Transformation mapping for silver to gold delta table

The following table explains the complete mapping for the transformation of DICOM data in the silver lakehouse ImagingStudy delta table to the Observational Medical Outcomes Partnership (OMOP) Image_Occurrence delta table in the gold lakehouse.

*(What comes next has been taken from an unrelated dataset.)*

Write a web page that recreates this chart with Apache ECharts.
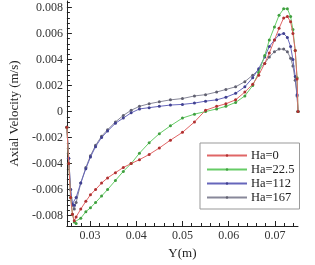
<!DOCTYPE html>
<html>
<head>
<meta charset="utf-8">
<script src="https://cdn.jsdelivr.net/npm/echarts@6/dist/echarts.min.js"></script>
<style>
  html, body { margin: 0; padding: 0; background: #fff; }
  #main { width: 315px; height: 265px; }
</style>
</head>
<body>
<div id="main"></div>
<script>
// y position along the channel (m)
var yPos = [0.0250, 0.0254, 0.0258, 0.0262, 0.0266, 0.0270, 0.0280, 0.0291, 0.0301, 0.0312,
  0.0325, 0.0338, 0.0355, 0.0372, 0.0389, 0.0407, 0.0428, 0.0450, 0.0474, 0.0500,
  0.0526, 0.0550, 0.0574, 0.0594, 0.0615, 0.0635, 0.0652, 0.0665, 0.0678, 0.0688,
  0.0699, 0.0709, 0.0719, 0.0727, 0.0734, 0.0739, 0.0744, 0.0748, 0.0750];

// axial velocity (m/s) per Hartmann number
var ha0 = [-0.0012, -0.0040, -0.0066, -0.0079, -0.0084, -0.0081, -0.0075, -0.0069, -0.0064, -0.0060,
  -0.0055, -0.0051, -0.0047, -0.0043, -0.0040, -0.0037, -0.0033, -0.0028, -0.0022, -0.0016,
  -0.0008, 0.0001, 0.0004, 0.0006, 0.0009, 0.0015, 0.0021, 0.0028, 0.0037, 0.0045,
  0.0055, 0.0064, 0.0072, 0.0073, 0.0069, 0.0060, 0.0047, 0.0025, 0.0000];
var ha22 = [-0.0012, -0.0040, -0.0066, -0.0079, -0.0085, -0.0086, -0.0082, -0.0077, -0.0074, -0.0070,
  -0.0065, -0.0060, -0.0053, -0.0046, -0.0040, -0.0032, -0.0024, -0.0017, -0.0011, -0.0005,
  -0.0002, 0.0000, 0.0002, 0.0004, 0.0007, 0.0012, 0.0020, 0.0030, 0.0043, 0.0055,
  0.0065, 0.0074, 0.0079, 0.0079, 0.0073, 0.0063, 0.0047, 0.0026, 0.0000];
var ha112 = [-0.0012, -0.0036, -0.0060, -0.0071, -0.0072, -0.0066, -0.0055, -0.0044, -0.0035, -0.0027,
  -0.0020, -0.0015, -0.0009, -0.0005, -0.0001, 0.0002, 0.0003, 0.0004, 0.0005, 0.00055,
  0.00065, 0.0008, 0.0009, 0.0011, 0.0014, 0.0019, 0.0026, 0.0033, 0.0042, 0.0050,
  0.0055, 0.0059, 0.0060, 0.0057, 0.0050, 0.0040, 0.0027, 0.0013, 0.0000];
var ha167 = [-0.0012, -0.0036, -0.0060, -0.0072, -0.0075, -0.0070, -0.0055, -0.0043, -0.0034, -0.0026,
  -0.0019, -0.0014, -0.0008, -0.0003, 0.0001, 0.0004, 0.0006, 0.00075, 0.0009, 0.0010,
  0.0012, 0.0013, 0.0015, 0.0017, 0.0019, 0.0023, 0.0028, 0.0032, 0.0037, 0.0042,
  0.0046, 0.0048, 0.0048, 0.0046, 0.0041, 0.0035, 0.0024, 0.0012, 0.0000];

var seriesNames = ["Ha=0", "Ha=22.5", "Ha=112", "Ha=167"];
var lineColors = ["#e06666", "#66cc66", "#6666bb", "#888899"];
var dotColors = ["#b03030", "#40a040", "#404090", "#606070"];

var xTicks = [0.03, 0.04, 0.05, 0.06, 0.07];
var yTicks = [-0.008, -0.006, -0.004, -0.002, 0, 0.002, 0.004, 0.006, 0.008];

var xMin = 0.025, xMax = 0.075, yMin = -0.0088, yMax = 0.0085;

// minor ticks: 5 divisions between major ticks
function minorTicks(min, max, step) {
  var out = [];
  var start = Math.ceil(min / step - 1e-9);
  for (var k = start; k * step <= max + 1e-12; k++) {
    var v = +(k * step).toFixed(6);
    if (Math.abs(v / (step * 5) - Math.round(v / (step * 5))) > 1e-6) out.push(v);
  }
  return out;
}
var xMinor = minorTicks(xMin, xMax, 0.002);
var yMinor = minorTicks(yMin, yMax, 0.0004);

function pairs(ys) {
  var d = [];
  for (var i = 0; i < yPos.length; i++) d.push([yPos[i], ys[i]]);
  return d;
}

var font = "Liberation Serif";
var all = [ha0, ha22, ha112, ha167];
var series = [];
for (var s = 0; s < all.length; s++) {
  series.push({
    name: seriesNames[s],
    type: "line",
    data: pairs(all[s]),
    symbol: "circle",
    symbolSize: 3,
    showSymbol: true,
    lineStyle: { color: lineColors[s], width: 1 },
    itemStyle: { color: dotColors[s] },
    z: 10 - s
  });
}

var myChart = echarts.init(document.getElementById("main"));
var option = {
  animation: false,
  backgroundColor: "#fff",
  grid: { left: 52, right: 17, top: 1, bottom: 39 },
  legend: {
    orient: "vertical",
    left: 200,
    top: 143,
    padding: [6, 5, 5, 6],
    borderColor: "#999",
    borderWidth: 1,
    backgroundColor: "#fff",
    itemWidth: 40,
    itemHeight: 3,
    itemGap: 1,
    data: seriesNames,
    textStyle: { fontFamily: font, fontSize: 12.5, color: "#222", lineHeight: 11, padding: [0, 0, 0, -1] }
  },
  xAxis: [
    {
      type: "value",
      min: xMin,
      max: xMax,
      name: "Y(m)",
      nameLocation: "middle",
      nameGap: 17,
      nameTextStyle: { fontFamily: font, fontSize: 13, color: "#222" },
      axisLine: { onZero: false, lineStyle: { color: "#222", width: 1 } },
      axisTick: { inside: true, length: 5, customValues: xTicks, lineStyle: { color: "#222" } },
      axisLabel: {
        customValues: xTicks,
        fontFamily: font,
        fontSize: 12,
        color: "#333",
        margin: 4,
        formatter: function(v) { return v.toFixed(2); }
      },
      splitLine: { show: false }
    },
    {
      type: "value",
      position: "bottom",
      min: xMin,
      max: xMax,
      axisLine: { show: false, onZero: false },
      axisTick: { inside: true, length: 3, customValues: xMinor, lineStyle: { color: "#222" } },
      axisLabel: { show: false },
      splitLine: { show: false }
    }
  ],
  yAxis: [
    {
      type: "value",
      min: yMin,
      max: yMax,
      name: "Axial Velocity (m/s)",
      nameLocation: "middle",
      nameGap: 37,
      nameRotate: 90,
      nameTextStyle: { fontFamily: font, fontSize: 13, color: "#222" },
      axisLine: { show: true, onZero: false, lineStyle: { color: "#222", width: 1 } },
      axisTick: { show: true, inside: true, length: 5, customValues: yTicks, lineStyle: { color: "#222" } },
      axisLabel: {
        customValues: yTicks,
        fontFamily: font,
        fontSize: 12,
        color: "#333",
        margin: 4,
        formatter: function(v) { return v === 0 ? "0" : v.toFixed(3); }
      },
      splitLine: { show: false }
    },
    {
      type: "value",
      position: "left",
      min: yMin,
      max: yMax,
      axisLine: { show: false, onZero: false },
      axisTick: { show: true, inside: true, length: 3, customValues: yMinor, lineStyle: { color: "#222" } },
      axisLabel: { show: false },
      splitLine: { show: false }
    }
  ],
  series: series
};
myChart.setOption(option);
</script>
</body>
</html>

Source column in ImagingStudy Destination column in OMOP Image_Occurrence Data type Mapping details
series.started image_occurrence_date date Imaging procedure (series) occurrence date.
series.modality (combination of series.modality.code and series.modality.system) modality_concept_id string concat_ws('<->', exp_series.modality.code, exp_series.modality.system)
NA SourceTable string 'ImagingStudy_FHIR'
id msftSourceRecordId string System generated ID of the source record.
identifier['studyInstanceUid'] image_study_uid string DICOM Study UID.
subject person_id integer Person ID of the person associated with the recorded procedure.
An array of dictionary values, where the key is instance.uid and value is instance.extension[0].valueUrl local_path string to_json(transform(exp_series.instance, x -> map('instanceid', x.uid, 'local_path', from_json(x.extension, 'array<struct<valueUrl:string,url:string>>')[0].valueUrl)))
NA SourceModifiedOn datetime Record modification date.
resourceType msftSourceTableName string 'Imaging Study'
msftModifiedDatetime msftModifiedDatetime datetime Direct mapping with a one-to-one relationship.
series.uid image_occurrence_id string Unique key given to an imaging study record.
series.modality.code modality_source_value string Modality of the series.

Note

Some fields in the gold table generate to align with the OMOP Image_Occurrence schema. However, since the bronze layer doesn't extract data that accurately corresponds to these fields, the related columns in the gold table remain empty. As a result, the following columns in the Image_Occurrence table contain null values: visit_occurrence_id, procedure_occurrence_id, and anatomic_site_concept_id.